What is the router A did is finding the next point in the data delivery route to the destination, based on the destination IP address, or shortly IP routing.

Why do we need MAC address, if we have IP address?

A software module that sends data to another host with specified IP address, uses other module (on lower level, closer to hardware) which sends data by wire to the next host in the IP route. The latter uses physical MAC addresses for the source and destination, because it doesn't know anything about IP addressing. So IP addresses should be translated to physical MAC addresses.
More precisely, sending data to IP address is done by IP protocol (layer 3), IP protocol uses data link layer protocols (layer 2) to send data physically. Data link layer protocols use MAC addresses and don't aware of IP addresses.

From above, we need MAC address of the next host in the IP route. Every two subsequent hosts in IP route are always in same network so we can look for the next host in the same network. The sender host gets destination MAC address from the destination IP address:

  • Look up in the local system cache (called ARP table) that maps hosts IP to MAC addresses
  • If the destination IP is not found in the ARP table i.e. this MAC is unknown on the sender host: sender asks ALL hosts in its network who has this IP sending ARP requests, and get response from the host with the specified IP and its MAC address.

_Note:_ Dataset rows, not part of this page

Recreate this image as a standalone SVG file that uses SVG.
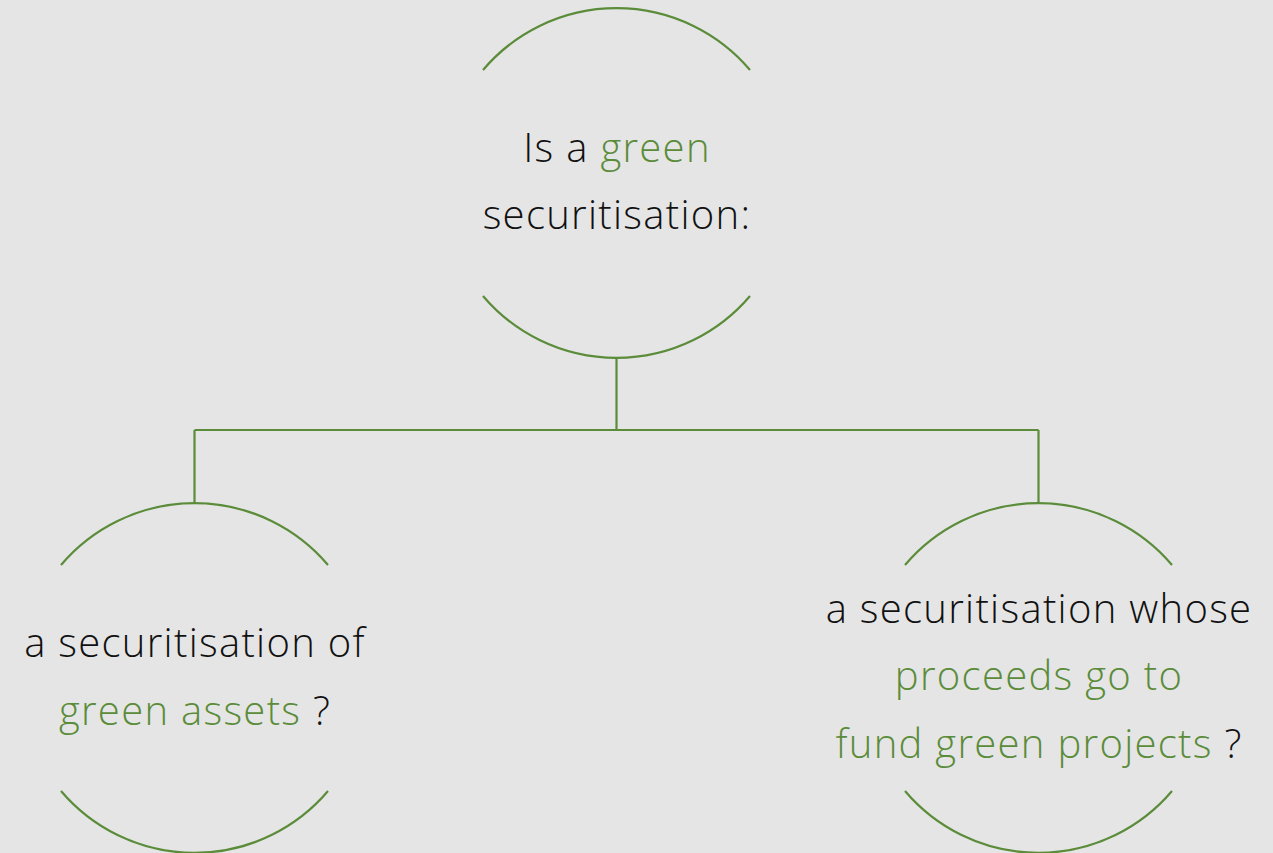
<svg xmlns="http://www.w3.org/2000/svg" width="1273" height="853" viewBox="0 0 1273 853">
<style>
.arc{fill:none;stroke:#5b8c3a;stroke-width:2.2;}
.con{fill:none;stroke:#5b8c3a;stroke-width:2.2;}
text{font-family:"Open Sans","Noto Sans",sans-serif;font-weight:300;font-size:40px;letter-spacing:1.3px;fill:#111;text-anchor:middle;}
.g{fill:#5b8c3a;}
</style>
<rect width="1273" height="853" fill="#e5e5e5"/>
<g id="connectors">
<path class="con" d="M616.5 358 V430 M194.5 430 H1038.5 M194.5 430 V503 M1038.5 430 V503"/>
</g>
<g id="node-top">
<path class="arc" d="M483 70 A175 175 0 0 1 750 70"/>
<path class="arc" d="M483 296 A175 175 0 0 0 750 296"/>
<text x="617" y="162">Is a <tspan class="g">green</tspan></text>
<text x="617" y="229">securitisation:</text>
</g>
<g id="node-left">
<path class="arc" d="M61 565 A175 175 0 0 1 328 565"/>
<path class="arc" d="M61 791 A175 175 0 0 0 328 791"/>
<text x="195" y="657">a securitisation of</text>
<text x="195" y="725"><tspan class="g">green assets</tspan> ?</text>
</g>
<g id="node-right">
<path class="arc" d="M905 565 A175 175 0 0 1 1172 565"/>
<path class="arc" d="M905 791 A175 175 0 0 0 1172 791"/>
<text x="1039" y="623">a securitisation whose</text>
<text x="1039" y="690" class="g">proceeds go to</text>
<text x="1039" y="758"><tspan class="g">fund green projects</tspan> ?</text>
</g>
</svg>
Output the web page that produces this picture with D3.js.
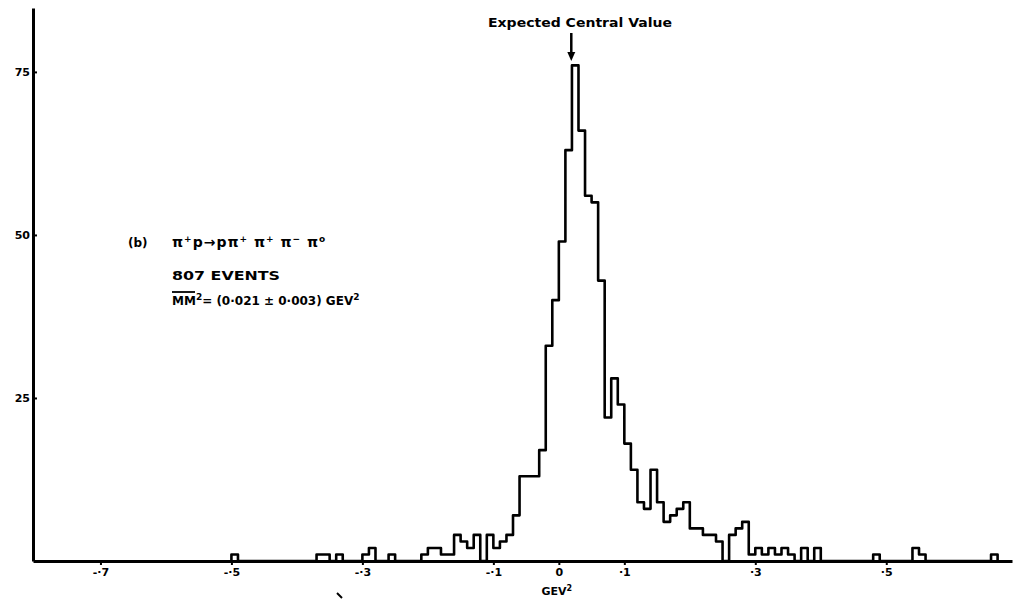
<!DOCTYPE html>
<html>
<head>
<meta charset="utf-8">
<script src="https://cdn.jsdelivr.net/npm/d3@7"></script>
<style>
  html, body { margin: 0; padding: 0; background: #fff; }
  svg { display: block; }
  text { font-family: "DejaVu Sans", "Liberation Sans", sans-serif; font-weight: bold; fill: #000; }
</style>
</head>
<body>
<svg id="chart" width="1028" height="601"></svg>
<script>
// ---- data ----
const binWidth = 0.01;               // GeV^2
const firstBin = -0.50;              // lower edge of first listed bin
const counts = [
  // -0.50 .. -0.41
  1, 0, 0, 0, 0, 0, 0, 0, 0, 0,
  // -0.40 .. -0.31
  0, 0, 0, 1, 1, 0, 1, 0, 0, 0,
  // -0.30 .. -0.21
  1, 2, 0, 0, 1, 0, 0, 0, 0, 1,
  // -0.20 .. -0.11
  2, 2, 1, 1, 4, 3, 2, 4, 0, 4,
  // -0.10 .. -0.01
  2, 3, 4, 7, 13, 13, 13, 17, 33, 40,
  // 0.00 .. 0.09
  49, 63, 76, 66, 56, 55, 43, 22, 28, 24,
  // 0.10 .. 0.19
  18, 14, 9, 8, 14, 9, 6, 7, 8, 9,
  // 0.20 .. 0.29
  5, 5, 4, 4, 3, 0, 4, 5, 6, 1,
  // 0.30 .. 0.39
  2, 1, 2, 1, 2, 1, 0, 2, 0, 2,
  // 0.40 .. 0.49
  0, 0, 0, 0, 0, 0, 0, 0, 1, 0,
  // 0.50 .. 0.59
  0, 0, 0, 0, 2, 1, 0, 0, 0, 0,
  // 0.60 .. 0.66
  0, 0, 0, 0, 0, 0, 1
];
const xTicks = [-0.7, -0.5, -0.3, -0.1, 0, 0.1, 0.3, 0.5];
const xTickLabels = ["-·7", "-·5", "-·3", "-·1", "0", "·1", "·3", "·5"];
const yTicks = [25, 50, 75];
const yTickLabels = ["25", "50", "75"];
const expectedValue = 0.019;
const titleText = "Expected Central Value";
const xAxisTitle = "GEV";
const eventsText = "807 EVENTS";
const mmText = "(0·021 ± 0·003) GEV";
const reactionParts = [["π", "+"], ["p→p", null], ["π", "+"], ["  π", "+"], [" π", "−"], [" π", "o"]];

// ---- layout ----
const svg = d3.select("#chart");
const x = d3.scaleLinear().domain([-0.803, 0.692]).range([33, 1012]);
const y = d3.scaleLinear().domain([0, 84.8]).range([561, 8]);

// histogram points (step after)
const pts = counts.map((c, i) => [firstBin + i * binWidth, c]);
pts.unshift([firstBin, 0]);
pts.push([firstBin + counts.length * binWidth, 0]);
const line = d3.line().x(d => x(d[0])).y(d => y(d[1])).curve(d3.curveStepAfter);

svg.append("path")
  .attr("d", line(pts))
  .attr("fill", "none")
  .attr("stroke", "#000")
  .attr("stroke-width", 2.6)
  .attr("stroke-linejoin", "round");

// axes
const xAxis = d3.axisBottom(x)
  .tickValues(xTicks)
  .tickFormat((d, i) => xTickLabels[i])
  .tickSize(4)
  .tickSizeOuter(0)
  .tickPadding(3);
const gx = svg.append("g").attr("transform", `translate(0,${y(0)})`).call(xAxis);
gx.select(".domain").attr("stroke-width", 3);
gx.selectAll(".tick line").attr("stroke-width", 2);
gx.selectAll(".tick text").style("font-size", "11px").attr("fill", "#000");

const yAxis = d3.axisRight(y)
  .tickValues(yTicks)
  .tickFormat((d, i) => yTickLabels[i])
  .tickSize(4)
  .tickSizeOuter(0);
const gy = svg.append("g").attr("transform", `translate(${x.range()[0]},0)`).call(yAxis);
gy.select(".domain").attr("stroke-width", 3);
gy.selectAll(".tick line").attr("stroke-width", 2);
gy.selectAll(".tick text")
  .attr("x", -3)
  .attr("text-anchor", "end")
  .style("font-size", "11px")
  .attr("fill", "#000");

// x axis title
const gt = svg.append("text")
  .attr("x", x(0) - 2)
  .attr("y", 595)
  .attr("text-anchor", "middle")
  .style("font-size", "11px");
gt.append("tspan").text(xAxisTitle);
gt.append("tspan").attr("dy", -4).style("font-size", "8px").text("2");

// stray mark
svg.append("line")
  .attr("x1", 337).attr("y1", 593).attr("x2", 342).attr("y2", 598)
  .attr("stroke", "#000").attr("stroke-width", 2);

// top annotation with arrow
svg.append("text")
  .attr("x", 488).attr("y", 27)
  .attr("textLength", 184)
  .attr("lengthAdjust", "spacingAndGlyphs")
  .style("font-size", "12px")
  .text(titleText);
const ax = x(expectedValue);
svg.append("line")
  .attr("x1", ax).attr("y1", 33).attr("x2", ax).attr("y2", 53)
  .attr("stroke", "#000").attr("stroke-width", 2.5);
svg.append("path")
  .attr("d", `M${ax - 4},52 L${ax + 4},52 L${ax},61 Z`)
  .attr("fill", "#000");

// reaction label
svg.append("text").attr("x", 128).attr("y", 247).style("font-size", "12px").text("(b)");
const r = svg.append("text").attr("x", 172).attr("y", 247)
  .style("font-size", "14px").style("letter-spacing", "1px");
let pending = 0;
reactionParts.forEach(([base, sup]) => {
  r.append("tspan").attr("dy", pending).text(base);
  pending = 0;
  if (sup) {
    r.append("tspan").attr("dy", -5).style("font-size", "9px").text(sup);
    pending = 5;
  }
});

svg.append("text")
  .attr("x", 172).attr("y", 280)
  .attr("textLength", 108)
  .attr("lengthAdjust", "spacingAndGlyphs")
  .style("font-size", "12px")
  .text(eventsText);

const mm = svg.append("text").attr("x", 172).attr("y", 305).style("font-size", "12px");
mm.append("tspan").text("MM");
mm.append("tspan").attr("dy", -5).style("font-size", "9px").text("2");
mm.append("tspan").attr("dy", 5).text("= " + mmText);
mm.append("tspan").attr("dy", -5).style("font-size", "9px").text("2");
svg.append("line")
  .attr("x1", 172).attr("y1", 292).attr("x2", 195).attr("y2", 292)
  .attr("stroke", "#000").attr("stroke-width", 1.8);
</script>
</body>
</html>
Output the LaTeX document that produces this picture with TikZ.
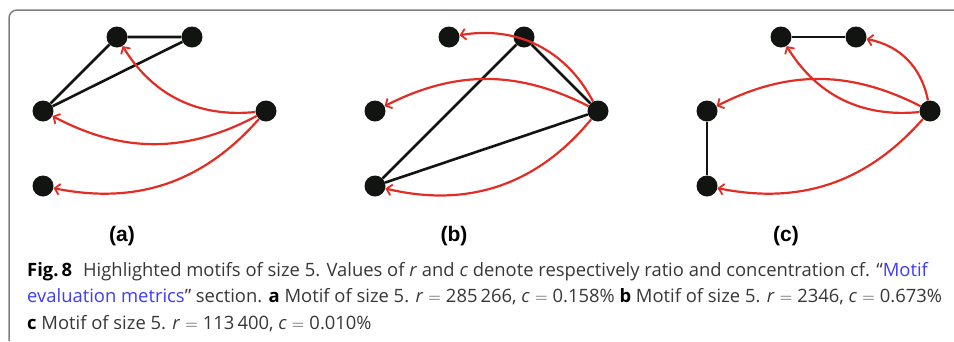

The main point: data is sent by MAC address within same network only, between two subsequent hosts in IP route.

Why do we need IP address if we have MAC address

As we saw above, IP addresses assigned to hosts to group them into networks. So they are changable to maintain the network hierarchy and uniqueness within many networks and used in IP routing, but MAC addresses are considered constant and their values are quite random and don't contain any information about the network structure so can't be used in routing.